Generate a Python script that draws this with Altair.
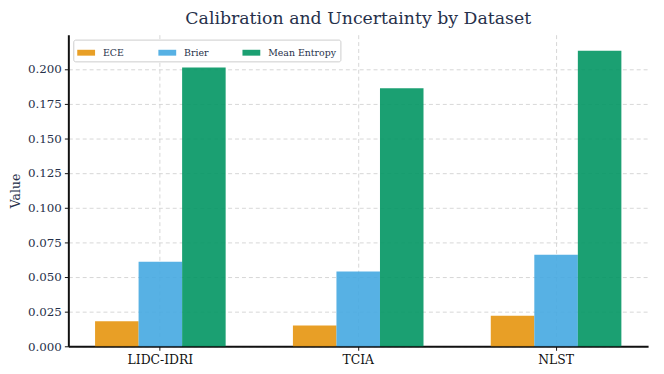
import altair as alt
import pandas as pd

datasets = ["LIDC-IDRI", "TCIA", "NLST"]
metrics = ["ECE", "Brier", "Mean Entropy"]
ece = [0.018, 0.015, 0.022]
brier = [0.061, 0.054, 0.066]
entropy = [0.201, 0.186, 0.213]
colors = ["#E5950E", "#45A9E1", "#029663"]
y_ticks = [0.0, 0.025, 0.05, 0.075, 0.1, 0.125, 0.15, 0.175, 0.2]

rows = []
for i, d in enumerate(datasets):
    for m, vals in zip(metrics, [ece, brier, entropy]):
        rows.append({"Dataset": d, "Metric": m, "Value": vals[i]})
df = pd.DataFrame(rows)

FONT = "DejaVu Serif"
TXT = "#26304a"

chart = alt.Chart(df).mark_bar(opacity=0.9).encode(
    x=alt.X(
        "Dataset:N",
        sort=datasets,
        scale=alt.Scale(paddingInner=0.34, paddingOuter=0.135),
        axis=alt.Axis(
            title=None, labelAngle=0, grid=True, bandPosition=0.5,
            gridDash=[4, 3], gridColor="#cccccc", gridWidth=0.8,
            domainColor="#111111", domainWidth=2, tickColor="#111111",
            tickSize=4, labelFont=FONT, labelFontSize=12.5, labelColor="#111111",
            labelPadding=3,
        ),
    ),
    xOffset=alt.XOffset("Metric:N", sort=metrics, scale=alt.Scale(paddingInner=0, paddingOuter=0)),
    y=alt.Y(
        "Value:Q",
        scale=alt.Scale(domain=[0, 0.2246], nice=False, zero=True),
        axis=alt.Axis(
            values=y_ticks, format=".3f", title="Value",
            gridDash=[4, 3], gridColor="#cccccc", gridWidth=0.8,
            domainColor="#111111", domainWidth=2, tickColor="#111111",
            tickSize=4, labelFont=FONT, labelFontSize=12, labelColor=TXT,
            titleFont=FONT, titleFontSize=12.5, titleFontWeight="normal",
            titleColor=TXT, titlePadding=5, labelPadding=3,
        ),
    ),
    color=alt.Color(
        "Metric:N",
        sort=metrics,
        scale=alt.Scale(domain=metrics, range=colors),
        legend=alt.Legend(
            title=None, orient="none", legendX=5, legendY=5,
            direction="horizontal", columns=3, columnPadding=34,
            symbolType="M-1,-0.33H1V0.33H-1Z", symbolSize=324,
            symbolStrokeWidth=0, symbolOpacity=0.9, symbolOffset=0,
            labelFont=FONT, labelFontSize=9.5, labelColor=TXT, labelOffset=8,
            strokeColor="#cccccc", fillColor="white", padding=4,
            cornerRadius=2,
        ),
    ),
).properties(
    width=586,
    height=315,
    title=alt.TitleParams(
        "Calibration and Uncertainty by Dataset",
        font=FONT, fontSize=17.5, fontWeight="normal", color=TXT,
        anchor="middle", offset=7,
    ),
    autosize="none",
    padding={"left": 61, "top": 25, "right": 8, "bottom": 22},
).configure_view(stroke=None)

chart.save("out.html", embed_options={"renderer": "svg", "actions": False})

_WORK TO COMPLETE_
Copy out all the data without changing anything, and drop the pictures.

_SOLUTION TO THIS EXERCISE_
Generate a Python script that draws this with Altair.
import altair as alt
import pandas as pd

datasets = ["LIDC-IDRI", "TCIA", "NLST"]
metrics = ["ECE", "Brier", "Mean Entropy"]
ece = [0.018, 0.015, 0.022]
brier = [0.061, 0.054, 0.066]
entropy = [0.201, 0.186, 0.213]
colors = ["#E5950E", "#45A9E1", "#029663"]
y_ticks = [0.0, 0.025, 0.05, 0.075, 0.1, 0.125, 0.15, 0.175, 0.2]

rows = []
for i, d in enumerate(datasets):
    for m, vals in zip(metrics, [ece, brier, entropy]):
        rows.append({"Dataset": d, "Metric": m, "Value": vals[i]})
df = pd.DataFrame(rows)

FONT = "DejaVu Serif"
TXT = "#26304a"

chart = alt.Chart(df).mark_bar(opacity=0.9).encode(
    x=alt.X(
        "Dataset:N",
        sort=datasets,
        scale=alt.Scale(paddingInner=0.34, paddingOuter=0.135),
        axis=alt.Axis(
            title=None, labelAngle=0, grid=True, bandPosition=0.5,
            gridDash=[4, 3], gridColor="#cccccc", gridWidth=0.8,
            domainColor="#111111", domainWidth=2, tickColor="#111111",
            tickSize=4, labelFont=FONT, labelFontSize=12.5, labelColor="#111111",
            labelPadding=3,
        ),
    ),
    xOffset=alt.XOffset("Metric:N", sort=metrics, scale=alt.Scale(paddingInner=0, paddingOuter=0)),
    y=alt.Y(
        "Value:Q",
        scale=alt.Scale(domain=[0, 0.2246], nice=False, zero=True),
        axis=alt.Axis(
            values=y_ticks, format=".3f", title="Value",
            gridDash=[4, 3], gridColor="#cccccc", gridWidth=0.8,
            domainColor="#111111", domainWidth=2, tickColor="#111111",
            tickSize=4, labelFont=FONT, labelFontSize=12, labelColor=TXT,
            titleFont=FONT, titleFontSize=12.5, titleFontWeight="normal",
            titleColor=TXT, titlePadding=5, labelPadding=3,
        ),
    ),
    color=alt.Color(
        "Metric:N",
        sort=metrics,
        scale=alt.Scale(domain=metrics, range=colors),
        legend=alt.Legend(
            title=None, orient="none", legendX=5, legendY=5,
            direction="horizontal", columns=3, columnPadding=34,
            symbolType="M-1,-0.33H1V0.33H-1Z", symbolSize=324,
            symbolStrokeWidth=0, symbolOpacity=0.9, symbolOffset=0,
            labelFont=FONT, labelFontSize=9.5, labelColor=TXT, labelOffset=8,
            strokeColor="#cccccc", fillColor="white", padding=4,
            cornerRadius=2,
        ),
    ),
).properties(
    width=586,
    height=315,
    title=alt.TitleParams(
        "Calibration and Uncertainty by Dataset",
        font=FONT, fontSize=17.5, fontWeight="normal", color=TXT,
        anchor="middle", offset=7,
    ),
    autosize="none",
    padding={"left": 61, "top": 25, "right": 8, "bottom": 22},
).configure_view(stroke=None)

chart.save("out.html", embed_options={"renderer": "svg", "actions": False})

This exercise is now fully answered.